Gather the lines that hold the string "with".
──────── Records for the task ────────
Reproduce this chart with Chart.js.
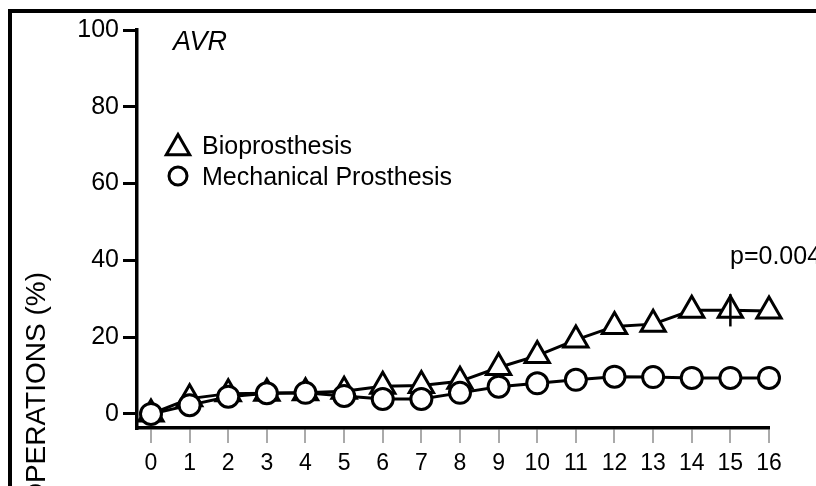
────────
──────── Records for the task ────────
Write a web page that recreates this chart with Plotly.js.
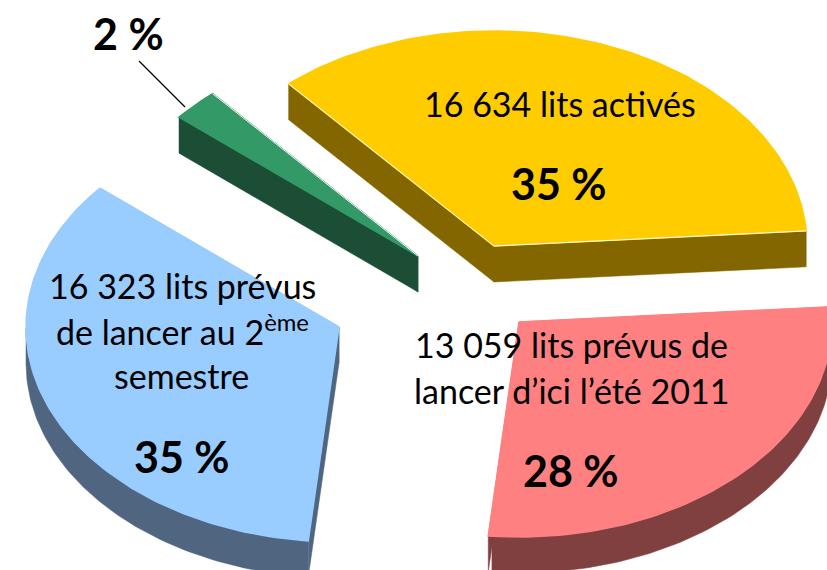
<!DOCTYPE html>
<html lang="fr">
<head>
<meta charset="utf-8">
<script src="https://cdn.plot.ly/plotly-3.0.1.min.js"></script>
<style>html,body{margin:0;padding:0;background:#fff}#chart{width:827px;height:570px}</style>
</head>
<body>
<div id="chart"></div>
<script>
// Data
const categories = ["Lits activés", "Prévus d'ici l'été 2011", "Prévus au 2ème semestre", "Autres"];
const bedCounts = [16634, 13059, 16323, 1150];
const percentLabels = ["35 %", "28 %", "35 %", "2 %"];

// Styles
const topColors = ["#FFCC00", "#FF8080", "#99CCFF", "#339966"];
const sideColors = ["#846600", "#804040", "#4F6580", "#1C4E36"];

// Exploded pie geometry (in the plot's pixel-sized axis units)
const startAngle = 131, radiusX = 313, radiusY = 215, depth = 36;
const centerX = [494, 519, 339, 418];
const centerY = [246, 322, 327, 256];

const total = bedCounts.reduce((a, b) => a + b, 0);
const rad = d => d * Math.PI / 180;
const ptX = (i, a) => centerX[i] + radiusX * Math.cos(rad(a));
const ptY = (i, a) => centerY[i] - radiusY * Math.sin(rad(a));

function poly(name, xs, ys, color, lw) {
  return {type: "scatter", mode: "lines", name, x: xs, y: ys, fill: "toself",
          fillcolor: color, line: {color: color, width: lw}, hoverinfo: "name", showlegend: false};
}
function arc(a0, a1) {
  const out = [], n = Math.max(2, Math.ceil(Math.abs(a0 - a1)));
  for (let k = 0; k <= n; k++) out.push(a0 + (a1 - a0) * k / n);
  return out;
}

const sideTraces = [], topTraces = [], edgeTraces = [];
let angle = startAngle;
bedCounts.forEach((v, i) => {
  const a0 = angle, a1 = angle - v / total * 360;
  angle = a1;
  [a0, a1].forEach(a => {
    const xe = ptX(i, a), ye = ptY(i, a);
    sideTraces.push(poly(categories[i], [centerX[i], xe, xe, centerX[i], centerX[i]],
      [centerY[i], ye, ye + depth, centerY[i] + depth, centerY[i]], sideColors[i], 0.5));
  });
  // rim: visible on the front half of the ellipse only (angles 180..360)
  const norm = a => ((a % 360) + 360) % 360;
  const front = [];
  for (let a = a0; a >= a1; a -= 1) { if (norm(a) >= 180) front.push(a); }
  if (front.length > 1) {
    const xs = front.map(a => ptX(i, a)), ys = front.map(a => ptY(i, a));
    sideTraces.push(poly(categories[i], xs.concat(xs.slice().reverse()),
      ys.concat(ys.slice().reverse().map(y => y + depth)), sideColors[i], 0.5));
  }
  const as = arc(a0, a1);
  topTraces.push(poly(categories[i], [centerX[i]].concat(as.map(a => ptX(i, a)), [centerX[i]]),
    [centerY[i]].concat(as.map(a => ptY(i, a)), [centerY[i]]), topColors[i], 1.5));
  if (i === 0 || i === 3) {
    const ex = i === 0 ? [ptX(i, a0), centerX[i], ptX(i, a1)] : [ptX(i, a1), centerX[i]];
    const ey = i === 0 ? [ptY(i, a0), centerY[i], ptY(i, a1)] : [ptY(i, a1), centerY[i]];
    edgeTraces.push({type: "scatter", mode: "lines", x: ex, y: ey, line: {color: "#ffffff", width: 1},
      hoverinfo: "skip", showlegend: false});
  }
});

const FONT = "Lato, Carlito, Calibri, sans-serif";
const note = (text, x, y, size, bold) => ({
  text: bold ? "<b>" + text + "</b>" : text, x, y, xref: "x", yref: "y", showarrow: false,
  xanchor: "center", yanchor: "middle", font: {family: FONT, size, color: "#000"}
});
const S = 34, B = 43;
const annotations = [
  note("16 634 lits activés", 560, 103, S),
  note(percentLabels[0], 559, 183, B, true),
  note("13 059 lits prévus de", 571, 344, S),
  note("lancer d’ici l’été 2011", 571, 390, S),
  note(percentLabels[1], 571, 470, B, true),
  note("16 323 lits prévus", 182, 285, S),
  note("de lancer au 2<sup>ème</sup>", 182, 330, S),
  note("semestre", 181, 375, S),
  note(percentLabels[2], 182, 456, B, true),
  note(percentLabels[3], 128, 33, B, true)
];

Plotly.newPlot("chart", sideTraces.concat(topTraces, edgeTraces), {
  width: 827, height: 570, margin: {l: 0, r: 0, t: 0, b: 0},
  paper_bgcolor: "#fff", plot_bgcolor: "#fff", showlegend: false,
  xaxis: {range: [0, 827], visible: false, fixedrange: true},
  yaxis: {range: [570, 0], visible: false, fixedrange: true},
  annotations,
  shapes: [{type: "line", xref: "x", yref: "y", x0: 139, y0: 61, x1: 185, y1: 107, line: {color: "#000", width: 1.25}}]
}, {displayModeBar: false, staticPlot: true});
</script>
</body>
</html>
────────
──────── Records for the task ────────
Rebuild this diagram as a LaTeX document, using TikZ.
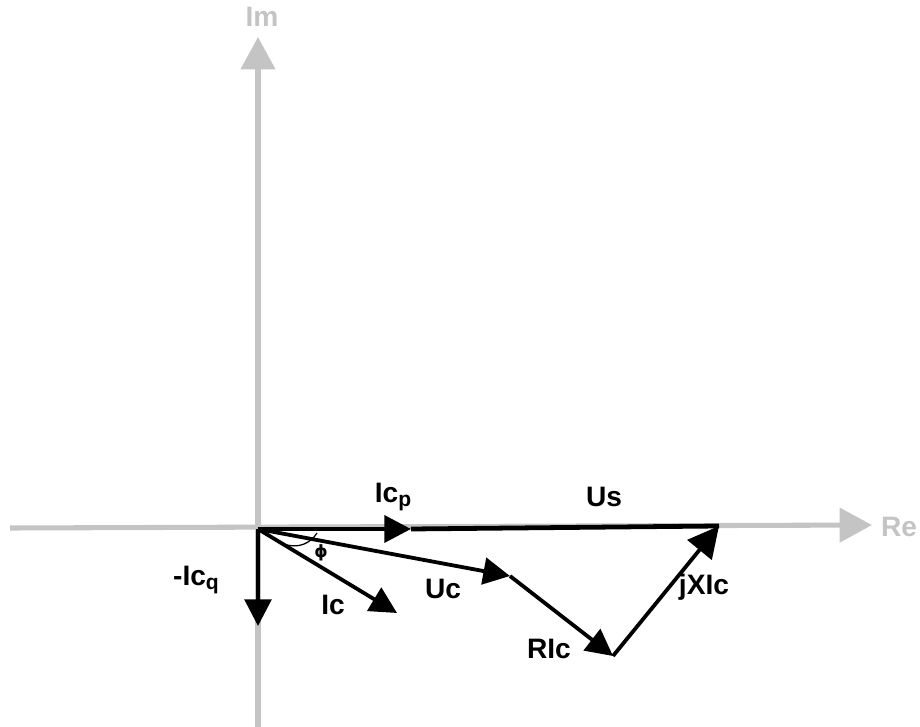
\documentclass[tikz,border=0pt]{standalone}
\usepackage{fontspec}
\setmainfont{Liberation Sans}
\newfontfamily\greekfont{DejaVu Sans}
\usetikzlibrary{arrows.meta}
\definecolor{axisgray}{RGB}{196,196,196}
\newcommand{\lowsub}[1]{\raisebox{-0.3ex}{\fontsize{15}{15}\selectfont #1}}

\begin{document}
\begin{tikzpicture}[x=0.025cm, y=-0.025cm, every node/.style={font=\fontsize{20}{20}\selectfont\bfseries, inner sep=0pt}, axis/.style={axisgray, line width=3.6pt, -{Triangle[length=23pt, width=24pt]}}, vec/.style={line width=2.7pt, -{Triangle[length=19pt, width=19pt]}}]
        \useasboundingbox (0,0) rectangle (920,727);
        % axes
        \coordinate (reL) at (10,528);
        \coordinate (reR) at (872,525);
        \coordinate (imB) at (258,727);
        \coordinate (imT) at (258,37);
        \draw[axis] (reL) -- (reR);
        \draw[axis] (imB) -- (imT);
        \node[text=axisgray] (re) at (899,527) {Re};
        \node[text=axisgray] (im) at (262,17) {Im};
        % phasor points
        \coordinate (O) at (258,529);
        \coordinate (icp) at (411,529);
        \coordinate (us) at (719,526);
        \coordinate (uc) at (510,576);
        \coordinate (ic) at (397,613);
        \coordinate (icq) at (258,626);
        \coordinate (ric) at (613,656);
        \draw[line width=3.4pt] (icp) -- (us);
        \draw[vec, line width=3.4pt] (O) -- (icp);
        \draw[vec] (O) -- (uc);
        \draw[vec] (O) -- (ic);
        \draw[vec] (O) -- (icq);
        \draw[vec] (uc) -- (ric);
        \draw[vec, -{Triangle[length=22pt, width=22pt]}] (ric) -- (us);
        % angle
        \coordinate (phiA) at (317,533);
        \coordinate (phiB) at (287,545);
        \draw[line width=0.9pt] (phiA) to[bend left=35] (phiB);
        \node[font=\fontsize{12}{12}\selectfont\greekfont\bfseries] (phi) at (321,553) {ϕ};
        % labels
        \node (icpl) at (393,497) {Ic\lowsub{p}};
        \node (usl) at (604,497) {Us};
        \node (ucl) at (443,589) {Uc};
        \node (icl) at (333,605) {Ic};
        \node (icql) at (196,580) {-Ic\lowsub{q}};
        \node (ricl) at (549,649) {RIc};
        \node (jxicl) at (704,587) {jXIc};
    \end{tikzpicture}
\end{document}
────────
* _Task output_
Reproduce this chart with Chart.js.
Write a web page that recreates this chart with Plotly.js.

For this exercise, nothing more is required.